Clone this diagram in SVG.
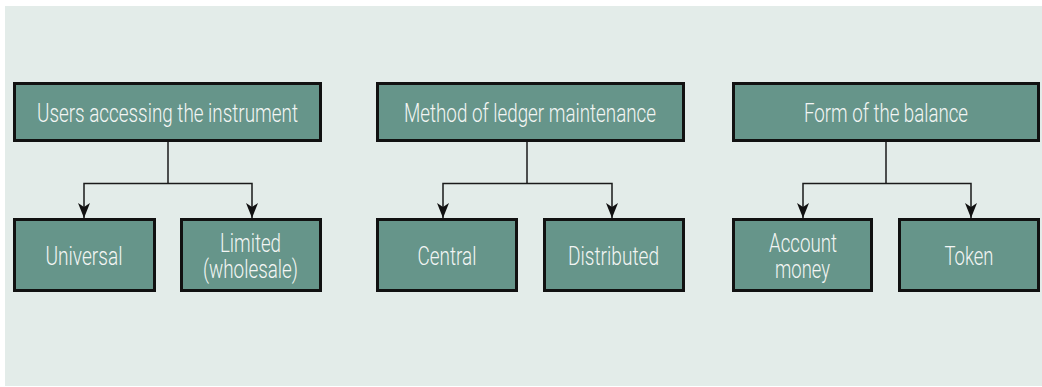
<svg xmlns="http://www.w3.org/2000/svg" width="1042" height="387" viewBox="0 0 1042 387">
  <style>
    .box { fill: #66958a; stroke: #111; stroke-width: 3; }
    .lbl { fill: #f3f5f4; font-family: Roboto, "Liberation Sans Narrow", "Liberation Sans", sans-serif; font-weight: 300; font-size: 25px; text-anchor: middle; }
    .conn { fill: none; stroke: #1a1a1a; stroke-width: 1.5; }
    .head { fill: #111; }
  </style>
  <rect x="5" y="6" width="1037" height="380" fill="#e3ece9"/>

  <g id="connectors">
    <path class="conn" d="M168,142 V183.5"/>
    <path class="conn" d="M84,218 V183.5 H252 V218"/>
    <path class="conn" d="M527,142 V183.5"/>
    <path class="conn" d="M443,218 V183.5 H612 V218"/>
    <path class="conn" d="M886,142 V183.5"/>
    <path class="conn" d="M803,218 V183.5 H971 V218"/>
    <path class="head" d="M84,218 L78,203 L84,207 L90,203 Z"/>
    <path class="head" d="M252,218 L246,203 L252,207 L258,203 Z"/>
    <path class="head" d="M443,218 L437,203 L443,207 L449,203 Z"/>
    <path class="head" d="M612,218 L606,203 L612,207 L618,203 Z"/>
    <path class="head" d="M803,218 L797,203 L803,207 L809,203 Z"/>
    <path class="head" d="M971,218 L965,203 L971,207 L977,203 Z"/>
  </g>

  <g id="users">
    <rect class="box" x="14.5" y="83.5" width="306" height="57"/>
    <text class="lbl" x="167.5" y="122" textLength="261" lengthAdjust="spacingAndGlyphs">Users accessing the instrument</text>
  </g>
  <g id="ledger">
    <rect class="box" x="377.5" y="83.5" width="306" height="57"/>
    <text class="lbl" x="530" y="122" textLength="252" lengthAdjust="spacingAndGlyphs">Method of ledger maintenance</text>
  </g>
  <g id="form">
    <rect class="box" x="733.5" y="83.5" width="305" height="57"/>
    <text class="lbl" x="886" y="122" textLength="164" lengthAdjust="spacingAndGlyphs">Form of the balance</text>
  </g>

  <g id="universal">
    <rect class="box" x="14.5" y="219.5" width="140" height="71"/>
    <text class="lbl" x="84" y="265" textLength="77" lengthAdjust="spacingAndGlyphs">Universal</text>
  </g>
  <g id="limited">
    <rect class="box" x="181.5" y="219.5" width="139" height="71"/>
    <text class="lbl"><tspan x="250.5" y="252" textLength="61" lengthAdjust="spacingAndGlyphs">Limited</tspan><tspan x="250.5" y="278" textLength="95" lengthAdjust="spacingAndGlyphs">(wholesale)</tspan></text>
  </g>
  <g id="central">
    <rect class="box" x="377.5" y="219.5" width="139" height="71"/>
    <text class="lbl" x="447" y="264.5" textLength="59" lengthAdjust="spacingAndGlyphs">Central</text>
  </g>
  <g id="distributed">
    <rect class="box" x="544.5" y="219.5" width="139" height="71"/>
    <text class="lbl" x="613.5" y="264.5" textLength="91" lengthAdjust="spacingAndGlyphs">Distributed</text>
  </g>
  <g id="account">
    <rect class="box" x="733.5" y="219.5" width="138" height="71"/>
    <text class="lbl"><tspan x="803" y="252" textLength="68" lengthAdjust="spacingAndGlyphs">Account</tspan><tspan x="802.5" y="278" textLength="55" lengthAdjust="spacingAndGlyphs">money</tspan></text>
  </g>
  <g id="token">
    <rect class="box" x="899.5" y="219.5" width="139" height="71"/>
    <text class="lbl" x="969" y="264.5" textLength="49" lengthAdjust="spacingAndGlyphs">Token</text>
  </g>
</svg>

**Stated exercise:** Reproduce the material in its entirety and word for word, without the pictures.

**Result of this exercise:**
Clone this diagram in SVG.
<svg xmlns="http://www.w3.org/2000/svg" width="1042" height="387" viewBox="0 0 1042 387">
  <style>
    .box { fill: #66958a; stroke: #111; stroke-width: 3; }
    .lbl { fill: #f3f5f4; font-family: Roboto, "Liberation Sans Narrow", "Liberation Sans", sans-serif; font-weight: 300; font-size: 25px; text-anchor: middle; }
    .conn { fill: none; stroke: #1a1a1a; stroke-width: 1.5; }
    .head { fill: #111; }
  </style>
  <rect x="5" y="6" width="1037" height="380" fill="#e3ece9"/>

  <g id="connectors">
    <path class="conn" d="M168,142 V183.5"/>
    <path class="conn" d="M84,218 V183.5 H252 V218"/>
    <path class="conn" d="M527,142 V183.5"/>
    <path class="conn" d="M443,218 V183.5 H612 V218"/>
    <path class="conn" d="M886,142 V183.5"/>
    <path class="conn" d="M803,218 V183.5 H971 V218"/>
    <path class="head" d="M84,218 L78,203 L84,207 L90,203 Z"/>
    <path class="head" d="M252,218 L246,203 L252,207 L258,203 Z"/>
    <path class="head" d="M443,218 L437,203 L443,207 L449,203 Z"/>
    <path class="head" d="M612,218 L606,203 L612,207 L618,203 Z"/>
    <path class="head" d="M803,218 L797,203 L803,207 L809,203 Z"/>
    <path class="head" d="M971,218 L965,203 L971,207 L977,203 Z"/>
  </g>

  <g id="users">
    <rect class="box" x="14.5" y="83.5" width="306" height="57"/>
    <text class="lbl" x="167.5" y="122" textLength="261" lengthAdjust="spacingAndGlyphs">Users accessing the instrument</text>
  </g>
  <g id="ledger">
    <rect class="box" x="377.5" y="83.5" width="306" height="57"/>
    <text class="lbl" x="530" y="122" textLength="252" lengthAdjust="spacingAndGlyphs">Method of ledger maintenance</text>
  </g>
  <g id="form">
    <rect class="box" x="733.5" y="83.5" width="305" height="57"/>
    <text class="lbl" x="886" y="122" textLength="164" lengthAdjust="spacingAndGlyphs">Form of the balance</text>
  </g>

  <g id="universal">
    <rect class="box" x="14.5" y="219.5" width="140" height="71"/>
    <text class="lbl" x="84" y="265" textLength="77" lengthAdjust="spacingAndGlyphs">Universal</text>
  </g>
  <g id="limited">
    <rect class="box" x="181.5" y="219.5" width="139" height="71"/>
    <text class="lbl"><tspan x="250.5" y="252" textLength="61" lengthAdjust="spacingAndGlyphs">Limited</tspan><tspan x="250.5" y="278" textLength="95" lengthAdjust="spacingAndGlyphs">(wholesale)</tspan></text>
  </g>
  <g id="central">
    <rect class="box" x="377.5" y="219.5" width="139" height="71"/>
    <text class="lbl" x="447" y="264.5" textLength="59" lengthAdjust="spacingAndGlyphs">Central</text>
  </g>
  <g id="distributed">
    <rect class="box" x="544.5" y="219.5" width="139" height="71"/>
    <text class="lbl" x="613.5" y="264.5" textLength="91" lengthAdjust="spacingAndGlyphs">Distributed</text>
  </g>
  <g id="account">
    <rect class="box" x="733.5" y="219.5" width="138" height="71"/>
    <text class="lbl"><tspan x="803" y="252" textLength="68" lengthAdjust="spacingAndGlyphs">Account</tspan><tspan x="802.5" y="278" textLength="55" lengthAdjust="spacingAndGlyphs">money</tspan></text>
  </g>
  <g id="token">
    <rect class="box" x="899.5" y="219.5" width="139" height="71"/>
    <text class="lbl" x="969" y="264.5" textLength="49" lengthAdjust="spacingAndGlyphs">Token</text>
  </g>
</svg>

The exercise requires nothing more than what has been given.